Around 100 men fought an intense three hour battle that ended with Hentry
Clay Pate, the leader of the
pro-slavery militia surrendering to Brown.
This action became known as the Battle of Black Jack.
Pate, a 24 year-old Virginia native, and his militia were in the field
to "get Old Brown" as a
response to the Pottawatomie Massacre on the night of May 24-25, 1856,
for which Brown was implicated.
They were using this as an opportunity to put pressure on Free-State partisans
in the area,
Brown was attempting to stop Pate and his men from their anti-Free-State
activities, and to rescue
two of his sons who had been captured by the proslavery men.
Brown himself called the action "the first regular battle between
Free-State and proslavery forces in Kansas"
Previous "Bleeding Kansas" violence consisted of sackings, massacres,
and other events in
which a more powerful group quickly overwhelmed smaller unarmed or non-resisting
groups and individuals.
The Battle of Black Jack was the first armed action in which two forces
of comparable strength and determination fought in Kansas.
It was the beginning of civil war combat in Kansas, where
a growing number of historians agree that the American Civil War began.
The Battle of Black Jack is where John Brown began his armed war on slavery.

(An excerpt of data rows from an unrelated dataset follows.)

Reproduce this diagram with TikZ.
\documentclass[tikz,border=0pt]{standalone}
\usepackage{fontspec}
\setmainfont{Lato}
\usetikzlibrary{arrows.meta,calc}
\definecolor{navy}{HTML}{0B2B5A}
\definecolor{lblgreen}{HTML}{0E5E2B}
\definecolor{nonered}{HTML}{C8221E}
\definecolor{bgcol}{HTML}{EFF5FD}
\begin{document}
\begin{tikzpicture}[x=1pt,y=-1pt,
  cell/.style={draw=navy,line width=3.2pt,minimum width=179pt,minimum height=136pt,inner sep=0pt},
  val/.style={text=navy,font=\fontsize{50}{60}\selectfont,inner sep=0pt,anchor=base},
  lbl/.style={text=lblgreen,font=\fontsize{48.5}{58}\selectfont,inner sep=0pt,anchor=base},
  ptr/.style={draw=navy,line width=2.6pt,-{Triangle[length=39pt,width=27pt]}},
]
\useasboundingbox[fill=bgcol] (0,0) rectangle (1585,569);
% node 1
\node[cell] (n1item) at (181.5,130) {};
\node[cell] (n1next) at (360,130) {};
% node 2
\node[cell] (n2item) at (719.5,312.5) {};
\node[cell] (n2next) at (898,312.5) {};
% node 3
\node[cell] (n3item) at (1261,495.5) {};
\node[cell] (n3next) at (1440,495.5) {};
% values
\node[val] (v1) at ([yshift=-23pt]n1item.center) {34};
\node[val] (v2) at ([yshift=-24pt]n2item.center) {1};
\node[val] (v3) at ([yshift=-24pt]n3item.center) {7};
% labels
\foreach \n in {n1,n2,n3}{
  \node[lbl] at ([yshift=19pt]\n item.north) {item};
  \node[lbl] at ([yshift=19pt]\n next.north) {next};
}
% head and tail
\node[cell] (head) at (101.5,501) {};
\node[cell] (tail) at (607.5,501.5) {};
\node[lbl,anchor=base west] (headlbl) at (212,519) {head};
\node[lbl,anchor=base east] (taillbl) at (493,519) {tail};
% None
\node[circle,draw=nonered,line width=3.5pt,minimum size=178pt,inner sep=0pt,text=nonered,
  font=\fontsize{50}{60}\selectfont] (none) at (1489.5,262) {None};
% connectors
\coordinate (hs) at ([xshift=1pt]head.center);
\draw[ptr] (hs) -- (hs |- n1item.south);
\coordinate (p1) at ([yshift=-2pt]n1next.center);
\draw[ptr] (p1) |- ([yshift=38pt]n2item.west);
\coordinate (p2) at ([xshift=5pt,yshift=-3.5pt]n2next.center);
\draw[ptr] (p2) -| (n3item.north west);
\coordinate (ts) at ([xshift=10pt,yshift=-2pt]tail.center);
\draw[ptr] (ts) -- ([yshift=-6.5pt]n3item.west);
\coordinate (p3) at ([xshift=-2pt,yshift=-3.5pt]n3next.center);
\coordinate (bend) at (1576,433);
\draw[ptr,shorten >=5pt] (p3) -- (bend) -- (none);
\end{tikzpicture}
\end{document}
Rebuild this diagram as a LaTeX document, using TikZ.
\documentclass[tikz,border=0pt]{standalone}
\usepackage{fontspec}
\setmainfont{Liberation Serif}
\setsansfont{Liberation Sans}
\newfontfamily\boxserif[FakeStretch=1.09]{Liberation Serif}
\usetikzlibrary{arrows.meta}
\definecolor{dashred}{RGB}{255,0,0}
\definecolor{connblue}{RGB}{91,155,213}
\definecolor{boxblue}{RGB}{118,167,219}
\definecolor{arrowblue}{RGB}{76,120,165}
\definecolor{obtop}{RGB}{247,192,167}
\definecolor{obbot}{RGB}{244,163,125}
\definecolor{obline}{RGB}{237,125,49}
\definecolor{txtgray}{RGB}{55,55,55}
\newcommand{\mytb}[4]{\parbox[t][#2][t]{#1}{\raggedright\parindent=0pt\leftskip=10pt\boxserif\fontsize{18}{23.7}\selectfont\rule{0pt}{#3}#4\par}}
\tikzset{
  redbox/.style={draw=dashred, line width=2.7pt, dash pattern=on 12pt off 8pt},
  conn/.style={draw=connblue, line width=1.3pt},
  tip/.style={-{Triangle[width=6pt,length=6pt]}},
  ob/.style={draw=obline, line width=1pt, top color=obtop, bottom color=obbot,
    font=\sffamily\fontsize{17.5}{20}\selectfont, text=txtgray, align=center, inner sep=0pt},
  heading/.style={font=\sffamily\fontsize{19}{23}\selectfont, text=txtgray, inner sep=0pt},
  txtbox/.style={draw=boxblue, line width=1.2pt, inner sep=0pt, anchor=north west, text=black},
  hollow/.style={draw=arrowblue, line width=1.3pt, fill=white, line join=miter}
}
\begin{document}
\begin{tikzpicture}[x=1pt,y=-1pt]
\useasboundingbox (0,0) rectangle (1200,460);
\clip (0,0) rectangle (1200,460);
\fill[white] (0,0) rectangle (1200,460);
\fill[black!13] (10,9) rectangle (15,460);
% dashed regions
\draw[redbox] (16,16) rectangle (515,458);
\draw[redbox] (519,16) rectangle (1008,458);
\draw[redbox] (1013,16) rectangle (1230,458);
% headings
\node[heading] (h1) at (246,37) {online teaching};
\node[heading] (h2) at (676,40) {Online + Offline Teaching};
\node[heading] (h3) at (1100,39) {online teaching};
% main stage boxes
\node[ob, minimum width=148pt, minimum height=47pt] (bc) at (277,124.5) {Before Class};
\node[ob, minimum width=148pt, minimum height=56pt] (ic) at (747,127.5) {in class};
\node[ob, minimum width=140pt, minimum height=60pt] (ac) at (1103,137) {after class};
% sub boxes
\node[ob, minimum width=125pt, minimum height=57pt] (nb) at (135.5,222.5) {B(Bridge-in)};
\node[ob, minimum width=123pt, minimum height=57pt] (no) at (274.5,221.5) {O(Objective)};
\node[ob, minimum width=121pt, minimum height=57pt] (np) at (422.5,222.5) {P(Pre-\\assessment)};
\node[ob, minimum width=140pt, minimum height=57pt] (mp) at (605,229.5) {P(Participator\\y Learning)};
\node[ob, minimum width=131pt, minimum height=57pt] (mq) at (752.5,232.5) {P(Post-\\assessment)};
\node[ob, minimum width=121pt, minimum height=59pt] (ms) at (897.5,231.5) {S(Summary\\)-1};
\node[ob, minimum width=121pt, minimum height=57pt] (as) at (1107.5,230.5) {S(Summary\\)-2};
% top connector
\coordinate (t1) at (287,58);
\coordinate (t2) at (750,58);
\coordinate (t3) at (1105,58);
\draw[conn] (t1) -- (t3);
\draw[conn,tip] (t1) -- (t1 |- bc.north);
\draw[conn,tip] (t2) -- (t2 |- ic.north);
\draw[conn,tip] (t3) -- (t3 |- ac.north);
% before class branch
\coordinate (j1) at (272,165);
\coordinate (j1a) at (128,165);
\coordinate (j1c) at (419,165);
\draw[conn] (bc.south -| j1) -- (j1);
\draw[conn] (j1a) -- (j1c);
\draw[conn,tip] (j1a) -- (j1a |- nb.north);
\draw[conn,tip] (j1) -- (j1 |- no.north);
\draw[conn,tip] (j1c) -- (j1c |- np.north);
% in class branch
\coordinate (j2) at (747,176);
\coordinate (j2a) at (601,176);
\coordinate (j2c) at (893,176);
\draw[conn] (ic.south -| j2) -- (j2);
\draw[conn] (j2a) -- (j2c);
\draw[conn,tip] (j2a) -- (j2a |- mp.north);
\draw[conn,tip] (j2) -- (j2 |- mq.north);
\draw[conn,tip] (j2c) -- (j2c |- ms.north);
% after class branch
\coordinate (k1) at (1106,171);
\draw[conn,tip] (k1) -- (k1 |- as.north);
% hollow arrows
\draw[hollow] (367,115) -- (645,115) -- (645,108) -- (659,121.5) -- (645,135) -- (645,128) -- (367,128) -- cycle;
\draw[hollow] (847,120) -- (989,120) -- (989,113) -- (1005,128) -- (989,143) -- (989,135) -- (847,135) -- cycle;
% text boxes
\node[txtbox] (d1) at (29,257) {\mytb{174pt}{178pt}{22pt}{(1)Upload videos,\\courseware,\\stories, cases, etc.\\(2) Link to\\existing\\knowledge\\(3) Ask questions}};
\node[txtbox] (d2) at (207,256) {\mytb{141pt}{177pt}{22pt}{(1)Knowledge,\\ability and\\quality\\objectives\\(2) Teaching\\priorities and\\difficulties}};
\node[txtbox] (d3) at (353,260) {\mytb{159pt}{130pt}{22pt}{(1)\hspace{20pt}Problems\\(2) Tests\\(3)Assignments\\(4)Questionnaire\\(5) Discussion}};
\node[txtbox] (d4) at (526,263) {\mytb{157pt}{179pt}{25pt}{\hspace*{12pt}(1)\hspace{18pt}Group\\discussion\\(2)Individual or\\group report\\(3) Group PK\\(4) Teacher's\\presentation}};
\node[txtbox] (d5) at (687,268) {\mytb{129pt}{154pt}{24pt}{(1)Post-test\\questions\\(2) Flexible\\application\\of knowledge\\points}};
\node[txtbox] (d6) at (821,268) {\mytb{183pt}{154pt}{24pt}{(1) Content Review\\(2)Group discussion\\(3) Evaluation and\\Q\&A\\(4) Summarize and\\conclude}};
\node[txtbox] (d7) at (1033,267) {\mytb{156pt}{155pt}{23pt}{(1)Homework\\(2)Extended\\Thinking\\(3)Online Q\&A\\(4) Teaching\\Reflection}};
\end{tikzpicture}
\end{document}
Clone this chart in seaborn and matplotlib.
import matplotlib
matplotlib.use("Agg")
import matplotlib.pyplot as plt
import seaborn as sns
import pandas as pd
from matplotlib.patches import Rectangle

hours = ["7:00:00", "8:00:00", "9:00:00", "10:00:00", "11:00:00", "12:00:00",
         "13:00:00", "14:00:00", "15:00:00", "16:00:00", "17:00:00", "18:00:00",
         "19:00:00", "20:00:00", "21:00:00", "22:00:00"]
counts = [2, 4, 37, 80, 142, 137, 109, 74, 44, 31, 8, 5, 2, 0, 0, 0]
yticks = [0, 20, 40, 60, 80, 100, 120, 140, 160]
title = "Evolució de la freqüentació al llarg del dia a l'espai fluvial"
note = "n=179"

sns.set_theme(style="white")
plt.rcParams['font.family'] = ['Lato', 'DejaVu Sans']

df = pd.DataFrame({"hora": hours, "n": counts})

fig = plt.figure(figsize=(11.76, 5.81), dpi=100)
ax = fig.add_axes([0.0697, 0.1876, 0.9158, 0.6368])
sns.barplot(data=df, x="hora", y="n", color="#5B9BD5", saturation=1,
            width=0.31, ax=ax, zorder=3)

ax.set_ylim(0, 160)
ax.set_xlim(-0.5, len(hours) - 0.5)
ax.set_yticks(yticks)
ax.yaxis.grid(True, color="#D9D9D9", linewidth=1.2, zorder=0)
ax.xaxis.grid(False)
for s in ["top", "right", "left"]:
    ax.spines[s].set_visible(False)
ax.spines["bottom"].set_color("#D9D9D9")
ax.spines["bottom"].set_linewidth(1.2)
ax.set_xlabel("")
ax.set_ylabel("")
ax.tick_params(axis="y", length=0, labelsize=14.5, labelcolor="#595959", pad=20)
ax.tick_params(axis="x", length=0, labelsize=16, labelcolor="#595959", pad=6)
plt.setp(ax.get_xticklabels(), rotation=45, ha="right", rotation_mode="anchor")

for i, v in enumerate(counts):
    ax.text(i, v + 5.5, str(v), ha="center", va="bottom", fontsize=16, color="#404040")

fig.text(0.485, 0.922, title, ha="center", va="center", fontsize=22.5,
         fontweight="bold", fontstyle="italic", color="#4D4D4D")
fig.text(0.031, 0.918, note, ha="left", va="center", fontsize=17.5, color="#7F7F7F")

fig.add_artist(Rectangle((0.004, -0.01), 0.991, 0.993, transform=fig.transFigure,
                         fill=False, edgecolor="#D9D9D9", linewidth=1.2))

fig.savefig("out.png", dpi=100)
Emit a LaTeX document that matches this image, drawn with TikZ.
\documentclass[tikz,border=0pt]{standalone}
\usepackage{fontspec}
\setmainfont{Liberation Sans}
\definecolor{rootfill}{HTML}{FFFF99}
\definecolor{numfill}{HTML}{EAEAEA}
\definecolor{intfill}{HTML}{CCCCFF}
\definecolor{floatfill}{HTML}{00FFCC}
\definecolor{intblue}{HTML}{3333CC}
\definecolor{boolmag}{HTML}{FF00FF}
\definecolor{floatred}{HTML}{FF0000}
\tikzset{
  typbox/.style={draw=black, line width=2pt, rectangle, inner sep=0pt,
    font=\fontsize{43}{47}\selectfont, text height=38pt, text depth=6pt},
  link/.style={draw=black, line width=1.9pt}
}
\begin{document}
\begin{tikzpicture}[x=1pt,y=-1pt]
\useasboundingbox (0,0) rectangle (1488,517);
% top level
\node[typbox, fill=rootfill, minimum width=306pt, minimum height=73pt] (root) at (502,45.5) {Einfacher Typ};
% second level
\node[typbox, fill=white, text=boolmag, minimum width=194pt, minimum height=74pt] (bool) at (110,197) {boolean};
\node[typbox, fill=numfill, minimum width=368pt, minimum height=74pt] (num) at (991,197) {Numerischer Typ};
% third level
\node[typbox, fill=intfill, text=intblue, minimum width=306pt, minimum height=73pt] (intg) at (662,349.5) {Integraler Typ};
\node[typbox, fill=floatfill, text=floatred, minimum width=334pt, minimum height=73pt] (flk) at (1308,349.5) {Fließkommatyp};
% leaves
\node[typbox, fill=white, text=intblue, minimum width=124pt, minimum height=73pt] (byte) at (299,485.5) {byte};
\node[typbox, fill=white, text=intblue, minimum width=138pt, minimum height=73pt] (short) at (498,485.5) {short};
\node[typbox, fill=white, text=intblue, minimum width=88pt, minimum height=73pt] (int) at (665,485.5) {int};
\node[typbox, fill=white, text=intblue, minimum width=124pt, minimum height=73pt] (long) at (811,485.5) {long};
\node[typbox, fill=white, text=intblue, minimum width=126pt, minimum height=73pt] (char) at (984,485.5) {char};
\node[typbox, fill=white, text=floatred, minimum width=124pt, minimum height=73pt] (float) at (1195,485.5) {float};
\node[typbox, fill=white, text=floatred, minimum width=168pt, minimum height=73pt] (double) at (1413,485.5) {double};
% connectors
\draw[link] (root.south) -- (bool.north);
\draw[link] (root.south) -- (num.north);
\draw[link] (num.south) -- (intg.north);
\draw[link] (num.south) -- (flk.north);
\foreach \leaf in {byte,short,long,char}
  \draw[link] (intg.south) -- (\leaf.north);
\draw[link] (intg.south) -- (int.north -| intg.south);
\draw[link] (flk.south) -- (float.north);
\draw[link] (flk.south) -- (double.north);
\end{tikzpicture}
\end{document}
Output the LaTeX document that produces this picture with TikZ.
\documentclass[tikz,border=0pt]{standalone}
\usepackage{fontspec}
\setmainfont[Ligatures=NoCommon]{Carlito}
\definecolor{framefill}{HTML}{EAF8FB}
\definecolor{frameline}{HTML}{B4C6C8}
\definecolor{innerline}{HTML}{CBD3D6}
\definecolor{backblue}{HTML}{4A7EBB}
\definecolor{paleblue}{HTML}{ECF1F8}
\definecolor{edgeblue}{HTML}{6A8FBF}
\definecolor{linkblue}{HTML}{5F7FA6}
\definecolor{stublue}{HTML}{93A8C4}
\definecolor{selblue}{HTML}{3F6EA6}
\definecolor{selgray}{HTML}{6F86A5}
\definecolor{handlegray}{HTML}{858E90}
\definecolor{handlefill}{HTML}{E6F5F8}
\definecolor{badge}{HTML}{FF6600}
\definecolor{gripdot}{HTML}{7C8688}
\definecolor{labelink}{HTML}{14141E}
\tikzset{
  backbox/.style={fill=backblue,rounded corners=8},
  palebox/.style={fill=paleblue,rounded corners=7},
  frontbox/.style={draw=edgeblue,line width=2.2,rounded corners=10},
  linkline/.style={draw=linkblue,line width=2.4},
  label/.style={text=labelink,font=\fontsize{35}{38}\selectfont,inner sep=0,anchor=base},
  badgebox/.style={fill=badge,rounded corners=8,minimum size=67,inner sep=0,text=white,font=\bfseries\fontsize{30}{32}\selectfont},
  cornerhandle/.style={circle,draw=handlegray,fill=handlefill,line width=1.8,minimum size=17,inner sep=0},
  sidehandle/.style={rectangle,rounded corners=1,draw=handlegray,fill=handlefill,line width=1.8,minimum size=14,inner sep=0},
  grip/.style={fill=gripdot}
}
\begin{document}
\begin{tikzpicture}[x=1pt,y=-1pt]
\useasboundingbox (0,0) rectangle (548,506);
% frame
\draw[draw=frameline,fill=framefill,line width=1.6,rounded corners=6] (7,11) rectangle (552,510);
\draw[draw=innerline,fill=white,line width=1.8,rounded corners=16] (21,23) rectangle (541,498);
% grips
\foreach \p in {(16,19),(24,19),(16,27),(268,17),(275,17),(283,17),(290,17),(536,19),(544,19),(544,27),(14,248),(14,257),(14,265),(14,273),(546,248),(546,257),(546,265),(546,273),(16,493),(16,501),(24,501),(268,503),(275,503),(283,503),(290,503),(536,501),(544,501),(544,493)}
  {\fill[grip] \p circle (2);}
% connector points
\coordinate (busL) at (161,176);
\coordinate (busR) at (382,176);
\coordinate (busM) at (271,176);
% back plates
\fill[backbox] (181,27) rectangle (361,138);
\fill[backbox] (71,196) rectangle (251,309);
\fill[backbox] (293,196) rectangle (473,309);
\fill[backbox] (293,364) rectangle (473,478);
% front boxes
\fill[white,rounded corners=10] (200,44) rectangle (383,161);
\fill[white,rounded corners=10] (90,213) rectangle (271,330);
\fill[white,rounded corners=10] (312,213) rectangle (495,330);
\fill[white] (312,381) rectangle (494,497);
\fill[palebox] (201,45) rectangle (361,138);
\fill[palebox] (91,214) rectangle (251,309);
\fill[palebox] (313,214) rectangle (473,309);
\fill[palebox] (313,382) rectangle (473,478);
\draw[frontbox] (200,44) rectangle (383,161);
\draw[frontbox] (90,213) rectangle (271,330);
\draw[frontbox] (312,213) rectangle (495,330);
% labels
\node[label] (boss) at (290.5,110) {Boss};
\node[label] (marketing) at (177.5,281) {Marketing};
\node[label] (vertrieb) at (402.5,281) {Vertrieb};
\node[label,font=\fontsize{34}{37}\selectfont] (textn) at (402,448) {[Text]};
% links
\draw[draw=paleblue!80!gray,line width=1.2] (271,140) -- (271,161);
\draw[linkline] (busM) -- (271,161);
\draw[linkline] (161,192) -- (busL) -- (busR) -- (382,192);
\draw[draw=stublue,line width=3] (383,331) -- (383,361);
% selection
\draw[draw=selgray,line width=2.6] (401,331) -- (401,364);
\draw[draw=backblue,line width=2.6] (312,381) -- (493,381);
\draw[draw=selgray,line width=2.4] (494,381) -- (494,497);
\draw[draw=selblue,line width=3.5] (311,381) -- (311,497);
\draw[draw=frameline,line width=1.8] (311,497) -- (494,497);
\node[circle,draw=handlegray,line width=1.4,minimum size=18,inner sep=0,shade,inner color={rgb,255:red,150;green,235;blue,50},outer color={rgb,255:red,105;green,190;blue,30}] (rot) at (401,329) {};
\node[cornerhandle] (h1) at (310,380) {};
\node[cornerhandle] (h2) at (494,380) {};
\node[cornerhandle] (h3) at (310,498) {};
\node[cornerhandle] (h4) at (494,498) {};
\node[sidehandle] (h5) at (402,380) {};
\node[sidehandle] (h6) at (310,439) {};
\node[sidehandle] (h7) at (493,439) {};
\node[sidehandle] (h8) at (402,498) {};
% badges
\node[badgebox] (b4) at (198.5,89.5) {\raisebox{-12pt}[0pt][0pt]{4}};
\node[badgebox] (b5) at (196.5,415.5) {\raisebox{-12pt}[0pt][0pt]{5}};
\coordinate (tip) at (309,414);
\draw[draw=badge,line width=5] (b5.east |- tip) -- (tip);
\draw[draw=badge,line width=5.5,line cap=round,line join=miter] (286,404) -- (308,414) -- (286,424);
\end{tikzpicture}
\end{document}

One local historian has called the Battle of Black Jack and Brown's raid on Harpers Ferry the bookends of that war.
There are many direct connections between the battle and the raid.
Brown used the bowie knife he captured from Pate in the battle as the model
for the 1,000 pikes
that he took to arm freed slaves at Harpers Ferry. J.E.B. Stuart, who was
in the
military detachment sent to force John Brown to release Pate and his men,
was later
at Harpers Ferry, and was able to identify the man leadng the raid as the
man he had met
in Kansas in the aftermath of the Battle of Black Jack.